O que são “amarras ideológicas”? Esta expressão surge frequentemente associada, nos últimos anos, a debates sobre a inclusão de conteúdos que abordam igualdade de género, diversidade e cidadania global. “Amarras ideológicas” é utilizado para insinuar que estes conteúdos são influências indesejáveis ou manipuladoras.
E a não ser que ande muito distraída, de 2012 aos dias de hoje, só se fala em combate à “ideologia de género” (qualquer coisa que não sei o que é) desde que a extrema-direita libertou as amarras e saiu do armário, onde se escondeu durante 45 anos! Começou assim, a ser criado um novo argumento, que foi ganhando voz, com o apoio até de alguma comunicação social, de que as crianças seriam sujeitas a “práticas” que poriam em causa o verdadeiro papel da Escola e dos pais.
Até agora, nenhuma evidência fundamenta essa alegação. Mas isso pouco interessa, pois as redes sociais cumprem o papel de amplificar estas perceções, criando a ideia de que esta disciplina pode distorcer a identidade e os valores das crianças e jovens.
Segunda conclusão: O PSD já não é PSD. Está socialmente próximo do Chega, quer se goste ou não!
Então, o que se pretende com esta disciplina? Que conteúdos são realmente dados?
A “educação para a cidadania visa contribuir para a formação de pessoas responsáveis, autónomas, solidárias, que conhecem e exercem os seus direitos e deveres em diálogo e no respeito pelos outros, com espírito democrático, pluralista, crítico e criativo” (Educação para a Cidadania, Linhas Orientadoras, DGE, 2013).
As temáticas são várias: direitos humanos, igualdade de género, interculturalidade, desenvolvimento sustentável, educação ambiental, saúde, sexualidade, organização e participação democrática, e literacia financeira. Assim, pergunto: quais são os valores constitucionais que o Primeiro-Ministro quer ver respaldados nesta disciplina? E, já agora, que explique se os conteúdos referidos não estão já previstos na Constituição da República.

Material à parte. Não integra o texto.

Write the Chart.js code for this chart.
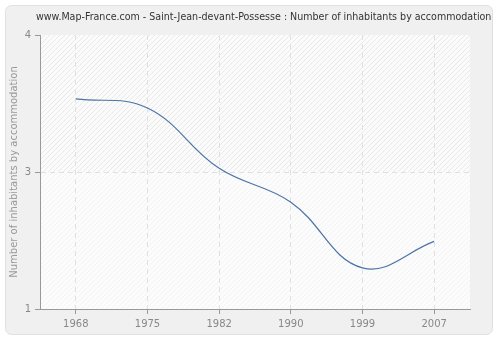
<!DOCTYPE html>
<html>
<head>
<meta charset="utf-8">
<script src="https://cdn.jsdelivr.net/npm/chart.js@4.4.0/dist/chart.umd.min.js"></script>
<style>
  html, body { margin: 0; padding: 0; background: #fff; }
  #wrap { width: 500px; height: 340px; }
</style>
</head>
<body>
<div id="wrap"><canvas id="chart" width="500" height="340"></canvas></div>
<script>
// Données
const years  = ['1968', '1975', '1982', '1990', '1999', '2007'];
const values = [3.30, 3.20, 2.54, 2.17, 1.45, 1.74];
const yTicks = [1, 2.5, 4];
const titre  = 'www.Map-France.com - Saint-Jean-devant-Possesse : Number of inhabitants by accommodation';

// Motif hachuré du fond
function hatch(bg, line) {
  const c = document.createElement('canvas');
  c.width = 5; c.height = 5;
  const g = c.getContext('2d');
  g.fillStyle = bg; g.fillRect(0, 0, 5, 5);
  g.strokeStyle = line; g.lineWidth = 1;
  g.beginPath();
  g.moveTo(0, 5); g.lineTo(5, 0);
  g.moveTo(-1, 1); g.lineTo(1, -1);
  g.moveTo(4, 6); g.lineTo(6, 4);
  g.stroke();
  return g.createPattern(c, 'repeat');
}

const panel = {
  id: 'panel',
  beforeDraw(chart) {
    const ctx = chart.ctx;
    ctx.save();
    ctx.fillStyle = '#fff';
    ctx.fillRect(0, 0, chart.width, chart.height);
    ctx.beginPath();
    ctx.roundRect(5.5, 5.5, 487, 329, 6);
    ctx.fillStyle = '#f0f0f0';
    ctx.fill();
    ctx.strokeStyle = '#e0e0e0';
    ctx.stroke();
    const a = chart.chartArea;
    const mid = chart.scales.y.getPixelForValue(2.5);
    ctx.fillStyle = hatch('#fbfbfb', '#e9e9e9');
    ctx.fillRect(a.left, a.top, a.right - a.left, mid - a.top);
    ctx.fillStyle = hatch('#fcfcfc', '#f3f3f3');
    ctx.fillRect(a.left, mid, a.right - a.left, a.bottom - mid);
    ctx.restore();
  },
  afterDraw(chart) {
    // titre ajusté à la largeur du modèle
    const ctx = chart.ctx;
    ctx.save();
    const fam = '"DejaVu Sans Condensed", "DejaVu Sans"';
    let size = 11;
    ctx.font = size + 'px ' + fam;
    const w = ctx.measureText(titre).width;
    size = Math.min(11.5, size * 456 / w);
    ctx.font = size + 'px ' + fam;
    ctx.fillStyle = '#333';
    ctx.textAlign = 'left';
    ctx.textBaseline = 'middle';
    ctx.fillText(titre, 36, 17);
    ctx.restore();
  }
};

new Chart(document.getElementById('chart'), {
  type: 'line',
  data: {
    labels: years,
    datasets: [{
      data: values,
      borderColor: '#4a74a6',
      borderWidth: 1.2,
      pointRadius: 0,
      tension: 0.4,
      fill: false
    }]
  },
  options: {
    responsive: false,
    animation: false,
    layout: { padding: { left: 0, right: 30, top: 35, bottom: 0 } },
    plugins: {
      legend: { display: false },
      tooltip: { enabled: false },
      title: { display: false }
    },
    scales: {
      x: {
        offset: true,
        grid: {
          color: '#e0e0e0',
          tickColor: '#999',
          tickLength: 5,
          offset: false
        },
        border: { color: '#999', dash: [5, 4] },
        ticks: {
          color: '#888',
          font: { family: 'DejaVu Sans', size: 10 },
          padding: 4
        },
        afterFit(s) { s.height = 31; }
      },
      y: {
        min: 1,
        max: 4,
        afterBuildTicks(s) { s.ticks = yTicks.map(v => ({ value: v })); },
        grid: {
          color: ctx => ctx.tick && ctx.tick.value === 2.5 ? '#e0e0e0' : 'rgba(0,0,0,0)',
          tickColor: '#999',
          tickLength: 5
        },
        border: { color: '#999', dash: [5, 4] },
        ticks: {
          color: '#888',
          font: { family: 'DejaVu Sans', size: 10 },
          padding: 4,
          callback: v => Math.round(v)
        },
        title: {
          display: true,
          text: 'Number of inhabitants by accommodation',
          color: '#999',
          font: { family: 'DejaVu Sans', size: 10 },
          padding: { top: 8, bottom: 0 }
        },
        afterFit(s) { s.width = 40; }
      }
    }
  },
  plugins: [panel]
});
</script>
</body>
</html>
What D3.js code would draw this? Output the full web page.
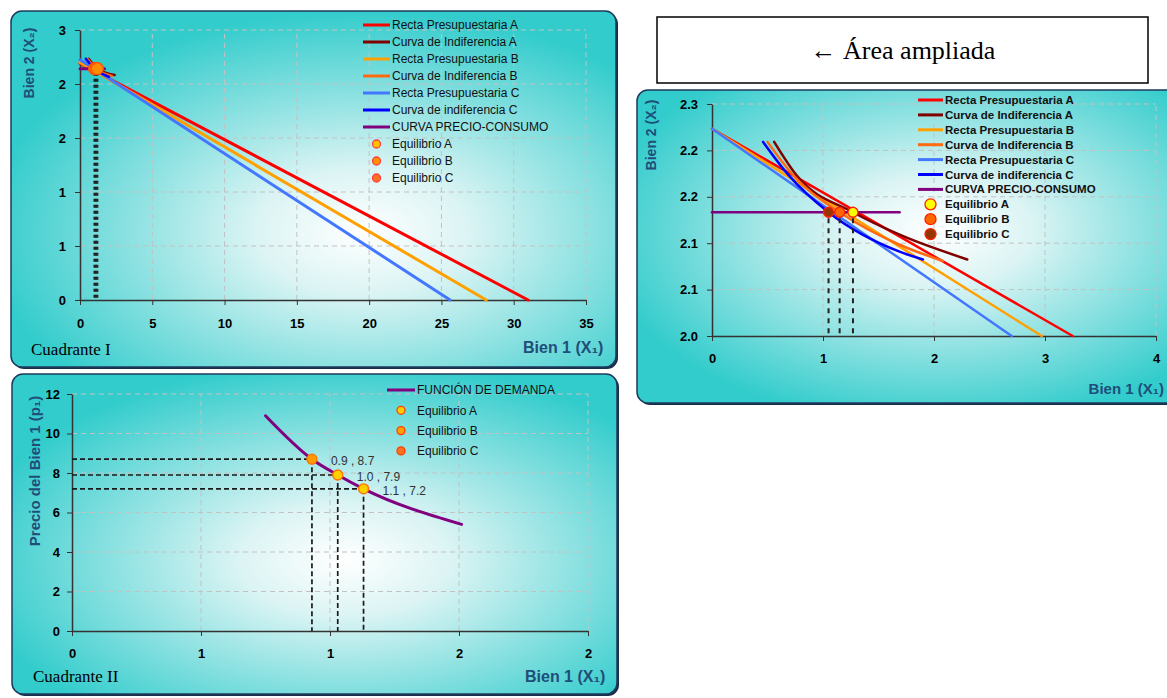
<!DOCTYPE html>
<html>
<head>
<meta charset="utf-8">
<script src="https://cdn.jsdelivr.net/npm/d3@7"></script>
<style>
  body { margin: 0; background: #fff; }
  svg { display: block; }
</style>
</head>
<body>
<svg width="1167" height="698"></svg>
<script>
// ---------- datos ----------
const legendNames = ["Recta Presupuestaria A", "Curva de Indiferencia A", "Recta Presupuestaria B",
  "Curva de Indiferencia B", "Recta Presupuestaria C", "Curva de indiferencia C", "CURVA PRECIO-CONSUMO"];
const eqNames = ["Equilibrio A", "Equilibrio B", "Equilibrio C"];

// Cuadrante I
const q1XTicks = [0, 5, 10, 15, 20, 25, 30, 35];
const q1YTicks = [0, 0.6, 1.2, 1.8, 2.4, 3.0];
const q1YLabels = ["0", "1", "1", "2", "2", "3"];
const q1RectaA = [[0, 2.63], [31.0, 0]];
const q1RectaB = [[0, 2.64], [28.1, 0]];
const q1RectaC = [[0, 2.67], [25.6, 0]];
const q1CurvaA = [[0.6, 2.68], [1.2, 2.57], [2.4, 2.50]];
const q1CurvaB = [[0.5, 2.68], [1.1, 2.57], [2.2, 2.49]];
const q1CurvaC = [[0.4, 2.68], [1.0, 2.57], [2.0, 2.48]];
const q1PrecioConsumo = [[0, 2.57], [1.7, 2.57]];
const q1Equilibrio = [[1.2, 2.57], [1.1, 2.57], [1.0, 2.57]];

// Área ampliada
const zXTicks = [0, 1, 2, 3, 4];
const zYTicks = [2.0, 2.06, 2.12, 2.18, 2.24, 2.3];
const zYLabels = ["2.0", "2.1", "2.1", "2.2", "2.2", "2.3"];
const zRectaA = [[0, 2.268], [3.25, 2.0]];
const zRectaB = [[0, 2.268], [2.97, 2.0]];
const zRectaC = [[0, 2.268], [2.70, 2.0]];
const zCurvaA = [[0.56, 2.251], [0.76, 2.208], [1.27, 2.16], [1.69, 2.131], [2.30, 2.099]];
const zCurvaB = [[0.50, 2.251], [0.73, 2.208], [1.15, 2.16], [1.69, 2.118], [2.08, 2.097]];
const zCurvaC = [[0.46, 2.251], [0.69, 2.208], [1.05, 2.16], [1.69, 2.109], [1.90, 2.099]];
const zPrecioConsumo = [[0, 2.16], [1.69, 2.16]];
const zEquilibrio = [[1.27, 2.16], [1.15, 2.16], [1.05, 2.16]];

// Cuadrante II
const q2XTicks = [0, 0.5, 1, 1.5, 2];
const q2XLabels = ["0", "1", "1", "2", "2"];
const q2YTicks = [0, 2, 4, 6, 8, 10, 12];
const demanda = [[0.75, 10.9], [0.93, 8.7], [1.03, 7.9], [1.13, 7.2], [1.51, 5.4]];
const q2Equilibrio = [[0.93, 8.7], [1.03, 7.9], [1.13, 7.2]];
const q2EqLabels = ["0.9 , 8.7", "1.0 , 7.9", "1.1 , 7.2"];

// ---------- estilos ----------
const lineColors = ["#ff0000", "#800000", "#ffa000", "#ff6a10", "#4477ff", "#0000ff", "#800080"];
const eqFill = ["#ffff00", "#ff6600", "#993300"];
const sans = "'Liberation Sans', Arial, sans-serif";
const serif = "'Liberation Serif', 'Times New Roman', serif";
const titleColor = "#1f4e79";

const svg = d3.select("svg");
const defs = svg.append("defs");

const addGradient = (id, cx, cy, r) => {
  const gr = defs.append("radialGradient").attr("id", id)
    .attr("cx", cx).attr("cy", cy).attr("r", r);
  gr.append("stop").attr("offset", "0%").attr("stop-color", "#ffffff");
  gr.append("stop").attr("offset", "28%").attr("stop-color", "#dcf4f4");
  gr.append("stop").attr("offset", "100%").attr("stop-color", "#33cccc");
};
addGradient("g1", "58%", "62%", "62%");
addGradient("g2", "55%", "45%", "62%");
addGradient("g3", "55%", "58%", "62%");

const drawBox = (x, y, w, h, grad) => {
  svg.append("rect").attr("x", x + 2).attr("y", y + 2).attr("width", w).attr("height", h)
    .attr("rx", 11).attr("fill", "#1a2e4c");
  svg.append("rect").attr("x", x).attr("y", y).attr("width", w).attr("height", h)
    .attr("rx", 11).attr("fill", `url(#${grad})`)
    .attr("stroke", "#1f3a5c").attr("stroke-width", 1.5);
};

const drawAxes = (x, y, xTicks, xLabels, yTicks, yLabels, xPad, yPad) => {
  const [y0, y1] = y.range();
  const [x0, x1] = x.range();
  const grid = svg.append("g").attr("stroke", "#c2c2c2").attr("stroke-dasharray", "5,4").attr("stroke-width", 1);
  grid.selectAll(".v").data(xTicks.slice(1)).join("line")
    .attr("x1", d => x(d)).attr("x2", d => x(d)).attr("y1", y0).attr("y2", y1);
  grid.selectAll(".h").data(yTicks.slice(1)).join("line")
    .attr("x1", x0).attr("x2", x1).attr("y1", d => y(d)).attr("y2", d => y(d));

  const ax = svg.append("g").attr("transform", `translate(0,${y0})`)
    .call(d3.axisBottom(x).tickValues(xTicks).tickFormat((d, i) => xLabels ? xLabels[i] : d)
      .tickSize(5).tickSizeOuter(0).tickPadding(xPad));
  const ay = svg.append("g").attr("transform", `translate(${x0},0)`)
    .call(d3.axisLeft(y).tickValues(yTicks).tickFormat((d, i) => yLabels ? yLabels[i] : d)
      .tickSize(5).tickSizeOuter(0).tickPadding(yPad));
  [ax, ay].forEach(a => {
    a.selectAll("text").attr("font-family", sans).attr("font-weight", "bold")
      .attr("font-size", 13).attr("fill", "#000");
    a.selectAll("line").attr("stroke", "#333");
    a.select(".domain").attr("stroke", "#333").attr("stroke-width", 1.5);
  });
};

const drawLegend = (items, x0, y0, dy, fontSize, weight, lineLen, r) => {
  const g = svg.append("g");
  items.forEach((it, i) => {
    const yy = y0 + i * dy;
    if (it.type === "line") {
      g.append("line").attr("x1", x0).attr("x2", x0 + lineLen).attr("y1", yy).attr("y2", yy)
        .attr("stroke", it.color).attr("stroke-width", 3);
    } else {
      g.append("circle").attr("cx", x0 + lineLen / 2).attr("cy", yy).attr("r", r)
        .attr("fill", it.color).attr("stroke", it.stroke).attr("stroke-width", 1.3);
    }
    g.append("text").attr("x", x0 + lineLen + 2).attr("y", yy).attr("dy", "0.35em")
      .attr("font-family", sans).attr("font-size", fontSize).attr("font-weight", weight)
      .attr("fill", "#111").text(it.label);
  });
};

const axisTitleY = (text, x, y, size) => {
  svg.append("text").attr("transform", `translate(${x},${y}) rotate(-90)`)
    .attr("text-anchor", "middle").attr("dy", "0.35em")
    .attr("font-family", sans).attr("font-weight", "bold").attr("font-size", size)
    .attr("fill", titleColor).text(text);
};
const axisTitleX = (text, x, y, size, anchor) => {
  svg.append("text").attr("x", x).attr("y", y).attr("dy", "0.35em")
    .attr("text-anchor", anchor || "start")
    .attr("font-family", sans).attr("font-weight", "bold").attr("font-size", size)
    .attr("fill", titleColor).text(text);
};

const curve = (sx, sy, data, color, width, kind) => {
  const line = d3.line().x(d => sx(d[0])).y(d => sy(d[1]))
    .curve(kind === "smooth" ? d3.curveMonotoneX : d3.curveLinear);
  svg.append("path").datum(data).attr("d", line)
    .attr("fill", "none").attr("stroke", color).attr("stroke-width", width)
    .attr("stroke-linecap", "round");
};

const lineItems = legendNames.map((n, i) => ({label: n, color: lineColors[i], type: "line"}));
const dotItems = eqNames.map((n, i) => ({label: n, color: eqFill[i], stroke: "#ff2000", type: "dot"}));

// ---------- Cuadrante I ----------
drawBox(11, 11, 605, 356, "g1");
const x1 = d3.scaleLinear().domain([0, 35]).range([80, 586]);
const y1 = d3.scaleLinear().domain([0, 3]).range([300, 30]);
drawAxes(x1, y1, q1XTicks, null, q1YTicks, q1YLabels, 14, 9);

[q1RectaA, q1RectaB, q1RectaC].forEach((d, i) => curve(x1, y1, d, lineColors[i * 2], 3, "line"));
[q1CurvaA, q1CurvaB, q1CurvaC].forEach((d, i) => curve(x1, y1, d, lineColors[i * 2 + 1], 2.5, "smooth"));
curve(x1, y1, q1PrecioConsumo, lineColors[6], 3, "line");
svg.append("g").selectAll("line").data(q1Equilibrio).join("line")
  .attr("x1", d => x1(d[0])).attr("x2", d => x1(d[0]))
  .attr("y1", d => y1(d[1]) + 4).attr("y2", y1(0))
  .attr("stroke", "#222").attr("stroke-width", 2).attr("stroke-dasharray", "3,3");
svg.append("g").selectAll("circle").data(q1Equilibrio.slice().reverse()).join("circle")
  .attr("cx", d => x1(d[0])).attr("cy", d => y1(d[1])).attr("r", 6)
  .attr("fill", "#ff8c00").attr("stroke", "#ff5000").attr("stroke-width", 1.2);

drawLegend(lineItems.concat(dotItems.map((d, i) => ({...d, color: ["#ffc000", "#ff9000", "#ff7020"][i], stroke: "#ff4040"}))),
  363, 25, 17, 12, "normal", 27, 4);
axisTitleY("Bien 2 (X₂)", 29, 63, 14);
axisTitleX("Bien 1 (X₁)", 523, 347, 16);
svg.append("text").attr("x", 31).attr("y", 355).attr("font-family", serif)
  .attr("font-size", 17).text("Cuadrante I");

// ---------- Área ampliada ----------
svg.append("rect").attr("x", 657).attr("y", 17).attr("width", 491).attr("height", 66)
  .attr("fill", "#fff").attr("stroke", "#000").attr("stroke-width", 1.5);
svg.append("text").attr("x", 903).attr("y", 59).attr("text-anchor", "middle")
  .attr("font-family", serif).attr("font-size", 26).text("← Área ampliada");

drawBox(637, 90, 545, 313, "g2");
const x2 = d3.scaleLinear().domain([0, 4]).range([712, 1156]);
const y2 = d3.scaleLinear().domain([2.0, 2.3]).range([336, 104]);
drawAxes(x2, y2, zXTicks, null, zYTicks, zYLabels, 13, 9);

[zRectaA, zRectaB, zRectaC].forEach((d, i) => curve(x2, y2, d, lineColors[i * 2], 2.5, "line"));
[zCurvaA, zCurvaB, zCurvaC].forEach((d, i) => curve(x2, y2, d, lineColors[i * 2 + 1], 2.5, "smooth"));
curve(x2, y2, zPrecioConsumo, lineColors[6], 2.5, "line");
svg.append("g").selectAll("line").data(zEquilibrio).join("line")
  .attr("x1", d => x2(d[0])).attr("x2", d => x2(d[0]))
  .attr("y1", d => y2(d[1]) + 6).attr("y2", y2(2.0))
  .attr("stroke", "#222").attr("stroke-width", 2).attr("stroke-dasharray", "5,5");
svg.append("g").selectAll("circle").data(zEquilibrio).join("circle")
  .attr("cx", d => x2(d[0])).attr("cy", d => y2(d[1])).attr("r", 5)
  .attr("fill", (d, i) => eqFill[i]).attr("stroke", "#ff2000").attr("stroke-width", 1.3);

drawLegend(lineItems.concat(dotItems), 918, 100, 14.9, 11.5, "bold", 25, 5.5);
axisTitleY("Bien 2 (X₂)", 651, 135, 14);
axisTitleX("Bien 1 (X₁)", 1164, 389, 15, "end");

// ---------- Cuadrante II ----------
drawBox(12, 374, 605, 320, "g3");
const x3 = d3.scaleLinear().domain([0, 2]).range([72, 588]);
const y3 = d3.scaleLinear().domain([0, 12]).range([631, 394]);
drawAxes(x3, y3, q2XTicks, q2XLabels, q2YTicks, null, 13, 7);

const dashes = svg.append("g").attr("stroke", "#1a1a1a").attr("stroke-width", 1.7).attr("stroke-dasharray", "5,3");
dashes.selectAll(".h").data(q2Equilibrio).join("line")
  .attr("x1", x3(0)).attr("x2", d => x3(d[0])).attr("y1", d => y3(d[1])).attr("y2", d => y3(d[1]));
dashes.selectAll(".v").data(q2Equilibrio).join("line")
  .attr("x1", d => x3(d[0])).attr("x2", d => x3(d[0])).attr("y1", d => y3(d[1])).attr("y2", y3(0));
curve(x3, y3, demanda, lineColors[6], 3, "smooth");
svg.append("g").selectAll("circle").data(q2Equilibrio).join("circle")
  .attr("cx", d => x3(d[0])).attr("cy", d => y3(d[1])).attr("r", 5)
  .attr("fill", (d, i) => i === 0 ? "#ff9a00" : "#ffd000").attr("stroke", "#ff7000").attr("stroke-width", 1.3);
svg.append("g").selectAll("text").data(q2Equilibrio).join("text")
  .attr("x", d => x3(d[0]) + 19).attr("y", d => y3(d[1]) + 2).attr("dy", "0.35em")
  .attr("font-family", sans).attr("font-size", 12).attr("fill", "#333")
  .text((d, i) => q2EqLabels[i]);

drawLegend([{label: "FUNCIÓN DE DEMANDA", color: lineColors[6], type: "line"}]
  .concat(dotItems.map((d, i) => ({...d, color: ["#ffcc00", "#ffa000", "#ff7020"][i], stroke: "#ff4000"}))),
  387, 390, 20.3, 12, "normal", 28, 4);
axisTitleY("Precio del Bien 1 (p₁)", 35, 471, 15);
axisTitleX("Bien 1 (X₁)", 525, 676, 16);
svg.append("text").attr("x", 33).attr("y", 682).attr("font-family", serif)
  .attr("font-size", 17).text("Cuadrante II");
</script>
</body>
</html>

Terceira conclusão: Os conteúdos programáticos desta disciplina não importam. O que importa mesmo, para o Primeiro-Ministro, é alcançar mais likes, mais gostos e, se possível, mais votos.
No fundo, o que está em causa não é o conteúdo da disciplina, mas sim o aproveitamento de um discurso que alimenta divisões e angaria votos. A cidadania que se ensina nas escolas promove valores democráticos, e não ideologias ocultas. No fim, quem lucra com o medo e com esta manipulação não é o país, mas quem faz deste ruído a sua bandeira política.